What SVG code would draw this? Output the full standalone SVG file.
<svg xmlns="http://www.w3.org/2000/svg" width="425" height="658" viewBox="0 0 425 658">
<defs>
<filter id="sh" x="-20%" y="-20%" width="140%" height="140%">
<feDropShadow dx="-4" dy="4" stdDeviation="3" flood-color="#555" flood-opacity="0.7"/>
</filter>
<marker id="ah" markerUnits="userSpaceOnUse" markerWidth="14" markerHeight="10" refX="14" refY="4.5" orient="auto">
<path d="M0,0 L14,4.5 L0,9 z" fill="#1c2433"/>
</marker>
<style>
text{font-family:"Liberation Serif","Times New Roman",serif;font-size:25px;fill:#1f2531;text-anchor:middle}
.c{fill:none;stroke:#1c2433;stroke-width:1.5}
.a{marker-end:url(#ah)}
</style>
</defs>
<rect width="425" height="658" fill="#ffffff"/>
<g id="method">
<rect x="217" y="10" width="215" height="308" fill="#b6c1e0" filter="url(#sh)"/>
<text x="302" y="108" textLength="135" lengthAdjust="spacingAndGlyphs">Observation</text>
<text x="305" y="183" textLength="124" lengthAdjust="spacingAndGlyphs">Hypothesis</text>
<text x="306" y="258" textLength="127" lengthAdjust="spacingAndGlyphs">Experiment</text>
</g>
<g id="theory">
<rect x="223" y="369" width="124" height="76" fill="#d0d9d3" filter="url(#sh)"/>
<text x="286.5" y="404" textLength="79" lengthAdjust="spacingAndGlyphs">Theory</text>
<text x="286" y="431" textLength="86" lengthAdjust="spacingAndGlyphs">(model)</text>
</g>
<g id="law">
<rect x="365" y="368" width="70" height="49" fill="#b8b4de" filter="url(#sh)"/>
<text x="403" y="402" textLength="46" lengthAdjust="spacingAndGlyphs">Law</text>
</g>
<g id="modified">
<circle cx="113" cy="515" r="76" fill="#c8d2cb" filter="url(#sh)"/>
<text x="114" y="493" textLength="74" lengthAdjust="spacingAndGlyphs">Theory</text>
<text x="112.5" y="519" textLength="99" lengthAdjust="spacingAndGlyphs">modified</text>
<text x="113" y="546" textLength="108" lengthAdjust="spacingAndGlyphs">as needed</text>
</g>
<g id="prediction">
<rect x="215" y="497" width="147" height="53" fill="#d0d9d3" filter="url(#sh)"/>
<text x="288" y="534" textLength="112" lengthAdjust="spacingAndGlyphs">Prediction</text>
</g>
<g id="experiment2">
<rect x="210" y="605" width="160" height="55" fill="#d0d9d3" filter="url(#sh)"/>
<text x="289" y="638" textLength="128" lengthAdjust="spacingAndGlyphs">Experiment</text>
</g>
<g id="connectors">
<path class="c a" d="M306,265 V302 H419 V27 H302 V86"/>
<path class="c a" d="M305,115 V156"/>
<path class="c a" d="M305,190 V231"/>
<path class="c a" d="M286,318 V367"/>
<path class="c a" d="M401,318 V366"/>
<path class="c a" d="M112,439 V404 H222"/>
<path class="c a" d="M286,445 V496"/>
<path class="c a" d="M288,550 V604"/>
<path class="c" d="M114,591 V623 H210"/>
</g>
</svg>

◆ ◆ ◆

OBJECTIVE
Print all the data exactly.

WRITTEN RESPONSE
What SVG code would draw this? Output the full standalone SVG file.
<svg xmlns="http://www.w3.org/2000/svg" width="425" height="658" viewBox="0 0 425 658">
<defs>
<filter id="sh" x="-20%" y="-20%" width="140%" height="140%">
<feDropShadow dx="-4" dy="4" stdDeviation="3" flood-color="#555" flood-opacity="0.7"/>
</filter>
<marker id="ah" markerUnits="userSpaceOnUse" markerWidth="14" markerHeight="10" refX="14" refY="4.5" orient="auto">
<path d="M0,0 L14,4.5 L0,9 z" fill="#1c2433"/>
</marker>
<style>
text{font-family:"Liberation Serif","Times New Roman",serif;font-size:25px;fill:#1f2531;text-anchor:middle}
.c{fill:none;stroke:#1c2433;stroke-width:1.5}
.a{marker-end:url(#ah)}
</style>
</defs>
<rect width="425" height="658" fill="#ffffff"/>
<g id="method">
<rect x="217" y="10" width="215" height="308" fill="#b6c1e0" filter="url(#sh)"/>
<text x="302" y="108" textLength="135" lengthAdjust="spacingAndGlyphs">Observation</text>
<text x="305" y="183" textLength="124" lengthAdjust="spacingAndGlyphs">Hypothesis</text>
<text x="306" y="258" textLength="127" lengthAdjust="spacingAndGlyphs">Experiment</text>
</g>
<g id="theory">
<rect x="223" y="369" width="124" height="76" fill="#d0d9d3" filter="url(#sh)"/>
<text x="286.5" y="404" textLength="79" lengthAdjust="spacingAndGlyphs">Theory</text>
<text x="286" y="431" textLength="86" lengthAdjust="spacingAndGlyphs">(model)</text>
</g>
<g id="law">
<rect x="365" y="368" width="70" height="49" fill="#b8b4de" filter="url(#sh)"/>
<text x="403" y="402" textLength="46" lengthAdjust="spacingAndGlyphs">Law</text>
</g>
<g id="modified">
<circle cx="113" cy="515" r="76" fill="#c8d2cb" filter="url(#sh)"/>
<text x="114" y="493" textLength="74" lengthAdjust="spacingAndGlyphs">Theory</text>
<text x="112.5" y="519" textLength="99" lengthAdjust="spacingAndGlyphs">modified</text>
<text x="113" y="546" textLength="108" lengthAdjust="spacingAndGlyphs">as needed</text>
</g>
<g id="prediction">
<rect x="215" y="497" width="147" height="53" fill="#d0d9d3" filter="url(#sh)"/>
<text x="288" y="534" textLength="112" lengthAdjust="spacingAndGlyphs">Prediction</text>
</g>
<g id="experiment2">
<rect x="210" y="605" width="160" height="55" fill="#d0d9d3" filter="url(#sh)"/>
<text x="289" y="638" textLength="128" lengthAdjust="spacingAndGlyphs">Experiment</text>
</g>
<g id="connectors">
<path class="c a" d="M306,265 V302 H419 V27 H302 V86"/>
<path class="c a" d="M305,115 V156"/>
<path class="c a" d="M305,190 V231"/>
<path class="c a" d="M286,318 V367"/>
<path class="c a" d="M401,318 V366"/>
<path class="c a" d="M112,439 V404 H222"/>
<path class="c a" d="M286,445 V496"/>
<path class="c a" d="M288,550 V604"/>
<path class="c" d="M114,591 V623 H210"/>
</g>
</svg>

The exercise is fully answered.